RAW DATA =
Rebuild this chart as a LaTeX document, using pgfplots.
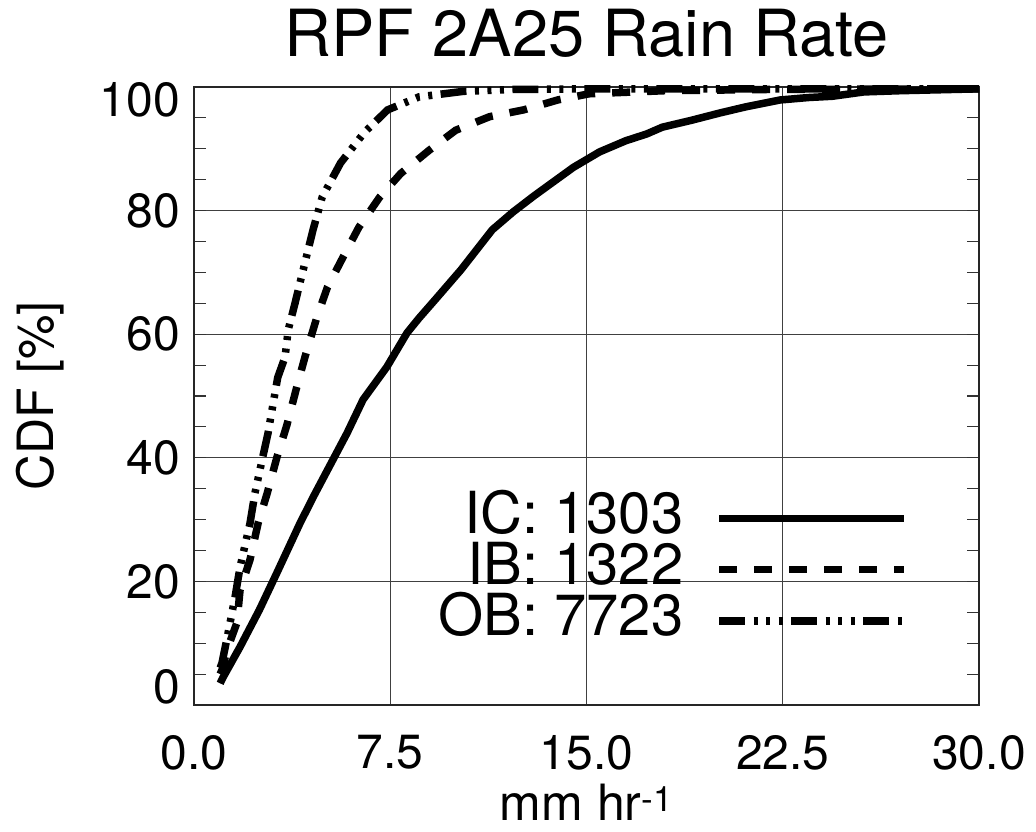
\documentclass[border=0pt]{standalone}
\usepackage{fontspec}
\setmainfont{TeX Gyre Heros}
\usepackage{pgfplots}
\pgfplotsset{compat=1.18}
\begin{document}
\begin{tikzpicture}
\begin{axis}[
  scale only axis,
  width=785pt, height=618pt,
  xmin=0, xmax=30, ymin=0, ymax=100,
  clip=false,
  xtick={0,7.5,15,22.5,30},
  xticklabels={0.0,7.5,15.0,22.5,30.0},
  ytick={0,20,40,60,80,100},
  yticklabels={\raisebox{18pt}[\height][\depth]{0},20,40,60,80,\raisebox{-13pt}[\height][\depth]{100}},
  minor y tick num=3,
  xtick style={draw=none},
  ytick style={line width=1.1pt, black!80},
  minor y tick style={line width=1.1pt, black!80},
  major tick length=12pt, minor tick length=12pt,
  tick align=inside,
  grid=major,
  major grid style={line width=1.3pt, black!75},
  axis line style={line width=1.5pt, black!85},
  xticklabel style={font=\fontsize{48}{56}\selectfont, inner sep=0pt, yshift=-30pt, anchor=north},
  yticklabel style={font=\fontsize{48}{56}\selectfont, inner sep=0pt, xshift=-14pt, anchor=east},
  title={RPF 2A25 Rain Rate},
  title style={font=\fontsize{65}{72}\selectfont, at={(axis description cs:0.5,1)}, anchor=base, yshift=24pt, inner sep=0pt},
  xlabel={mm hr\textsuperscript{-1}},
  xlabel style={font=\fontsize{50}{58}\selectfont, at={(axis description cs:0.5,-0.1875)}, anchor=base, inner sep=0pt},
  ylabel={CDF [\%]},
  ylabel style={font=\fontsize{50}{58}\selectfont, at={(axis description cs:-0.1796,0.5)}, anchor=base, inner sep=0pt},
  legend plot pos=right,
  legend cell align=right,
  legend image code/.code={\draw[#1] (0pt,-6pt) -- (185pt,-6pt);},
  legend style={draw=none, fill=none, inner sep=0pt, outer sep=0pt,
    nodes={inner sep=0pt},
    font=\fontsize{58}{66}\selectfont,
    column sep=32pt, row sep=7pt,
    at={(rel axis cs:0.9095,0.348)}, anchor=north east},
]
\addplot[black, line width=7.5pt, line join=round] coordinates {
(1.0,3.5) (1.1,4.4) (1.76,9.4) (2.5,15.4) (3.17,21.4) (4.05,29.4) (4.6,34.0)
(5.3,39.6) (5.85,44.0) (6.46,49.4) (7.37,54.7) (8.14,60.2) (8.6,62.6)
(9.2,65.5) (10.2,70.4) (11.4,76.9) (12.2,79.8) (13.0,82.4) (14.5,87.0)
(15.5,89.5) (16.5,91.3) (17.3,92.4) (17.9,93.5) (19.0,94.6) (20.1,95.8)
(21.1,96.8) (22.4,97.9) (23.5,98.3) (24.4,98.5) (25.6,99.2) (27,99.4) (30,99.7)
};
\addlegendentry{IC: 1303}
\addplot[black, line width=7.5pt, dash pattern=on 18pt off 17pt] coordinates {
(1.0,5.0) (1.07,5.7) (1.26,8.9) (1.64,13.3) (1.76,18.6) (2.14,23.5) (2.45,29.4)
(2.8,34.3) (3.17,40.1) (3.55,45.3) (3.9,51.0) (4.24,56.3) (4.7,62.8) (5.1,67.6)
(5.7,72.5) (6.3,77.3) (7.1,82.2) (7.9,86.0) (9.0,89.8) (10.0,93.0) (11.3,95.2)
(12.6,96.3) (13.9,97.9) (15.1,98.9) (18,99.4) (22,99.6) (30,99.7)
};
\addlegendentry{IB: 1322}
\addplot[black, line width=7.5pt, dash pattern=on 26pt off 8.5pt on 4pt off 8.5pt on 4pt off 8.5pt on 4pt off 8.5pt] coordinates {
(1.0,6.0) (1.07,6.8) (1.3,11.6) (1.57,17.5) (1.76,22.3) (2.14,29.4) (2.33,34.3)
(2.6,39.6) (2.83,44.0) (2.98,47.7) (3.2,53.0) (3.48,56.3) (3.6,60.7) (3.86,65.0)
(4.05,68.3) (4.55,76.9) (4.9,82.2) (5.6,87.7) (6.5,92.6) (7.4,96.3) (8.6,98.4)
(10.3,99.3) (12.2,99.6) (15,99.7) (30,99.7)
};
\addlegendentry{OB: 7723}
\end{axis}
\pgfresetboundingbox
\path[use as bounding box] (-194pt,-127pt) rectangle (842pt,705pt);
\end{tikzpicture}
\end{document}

TASK OBJECTIVE =
Output the data above without changes, apart from leaving out the pictures.

OUTPUT BELOW =
Rebuild this chart as a LaTeX document, using pgfplots.
\documentclass[border=0pt]{standalone}
\usepackage{fontspec}
\setmainfont{TeX Gyre Heros}
\usepackage{pgfplots}
\pgfplotsset{compat=1.18}
\begin{document}
\begin{tikzpicture}
\begin{axis}[
  scale only axis,
  width=785pt, height=618pt,
  xmin=0, xmax=30, ymin=0, ymax=100,
  clip=false,
  xtick={0,7.5,15,22.5,30},
  xticklabels={0.0,7.5,15.0,22.5,30.0},
  ytick={0,20,40,60,80,100},
  yticklabels={\raisebox{18pt}[\height][\depth]{0},20,40,60,80,\raisebox{-13pt}[\height][\depth]{100}},
  minor y tick num=3,
  xtick style={draw=none},
  ytick style={line width=1.1pt, black!80},
  minor y tick style={line width=1.1pt, black!80},
  major tick length=12pt, minor tick length=12pt,
  tick align=inside,
  grid=major,
  major grid style={line width=1.3pt, black!75},
  axis line style={line width=1.5pt, black!85},
  xticklabel style={font=\fontsize{48}{56}\selectfont, inner sep=0pt, yshift=-30pt, anchor=north},
  yticklabel style={font=\fontsize{48}{56}\selectfont, inner sep=0pt, xshift=-14pt, anchor=east},
  title={RPF 2A25 Rain Rate},
  title style={font=\fontsize{65}{72}\selectfont, at={(axis description cs:0.5,1)}, anchor=base, yshift=24pt, inner sep=0pt},
  xlabel={mm hr\textsuperscript{-1}},
  xlabel style={font=\fontsize{50}{58}\selectfont, at={(axis description cs:0.5,-0.1875)}, anchor=base, inner sep=0pt},
  ylabel={CDF [\%]},
  ylabel style={font=\fontsize{50}{58}\selectfont, at={(axis description cs:-0.1796,0.5)}, anchor=base, inner sep=0pt},
  legend plot pos=right,
  legend cell align=right,
  legend image code/.code={\draw[#1] (0pt,-6pt) -- (185pt,-6pt);},
  legend style={draw=none, fill=none, inner sep=0pt, outer sep=0pt,
    nodes={inner sep=0pt},
    font=\fontsize{58}{66}\selectfont,
    column sep=32pt, row sep=7pt,
    at={(rel axis cs:0.9095,0.348)}, anchor=north east},
]
\addplot[black, line width=7.5pt, line join=round] coordinates {
(1.0,3.5) (1.1,4.4) (1.76,9.4) (2.5,15.4) (3.17,21.4) (4.05,29.4) (4.6,34.0)
(5.3,39.6) (5.85,44.0) (6.46,49.4) (7.37,54.7) (8.14,60.2) (8.6,62.6)
(9.2,65.5) (10.2,70.4) (11.4,76.9) (12.2,79.8) (13.0,82.4) (14.5,87.0)
(15.5,89.5) (16.5,91.3) (17.3,92.4) (17.9,93.5) (19.0,94.6) (20.1,95.8)
(21.1,96.8) (22.4,97.9) (23.5,98.3) (24.4,98.5) (25.6,99.2) (27,99.4) (30,99.7)
};
\addlegendentry{IC: 1303}
\addplot[black, line width=7.5pt, dash pattern=on 18pt off 17pt] coordinates {
(1.0,5.0) (1.07,5.7) (1.26,8.9) (1.64,13.3) (1.76,18.6) (2.14,23.5) (2.45,29.4)
(2.8,34.3) (3.17,40.1) (3.55,45.3) (3.9,51.0) (4.24,56.3) (4.7,62.8) (5.1,67.6)
(5.7,72.5) (6.3,77.3) (7.1,82.2) (7.9,86.0) (9.0,89.8) (10.0,93.0) (11.3,95.2)
(12.6,96.3) (13.9,97.9) (15.1,98.9) (18,99.4) (22,99.6) (30,99.7)
};
\addlegendentry{IB: 1322}
\addplot[black, line width=7.5pt, dash pattern=on 26pt off 8.5pt on 4pt off 8.5pt on 4pt off 8.5pt on 4pt off 8.5pt] coordinates {
(1.0,6.0) (1.07,6.8) (1.3,11.6) (1.57,17.5) (1.76,22.3) (2.14,29.4) (2.33,34.3)
(2.6,39.6) (2.83,44.0) (2.98,47.7) (3.2,53.0) (3.48,56.3) (3.6,60.7) (3.86,65.0)
(4.05,68.3) (4.55,76.9) (4.9,82.2) (5.6,87.7) (6.5,92.6) (7.4,96.3) (8.6,98.4)
(10.3,99.3) (12.2,99.6) (15,99.7) (30,99.7)
};
\addlegendentry{OB: 7723}
\end{axis}
\pgfresetboundingbox
\path[use as bounding box] (-194pt,-127pt) rectangle (842pt,705pt);
\end{tikzpicture}
\end{document}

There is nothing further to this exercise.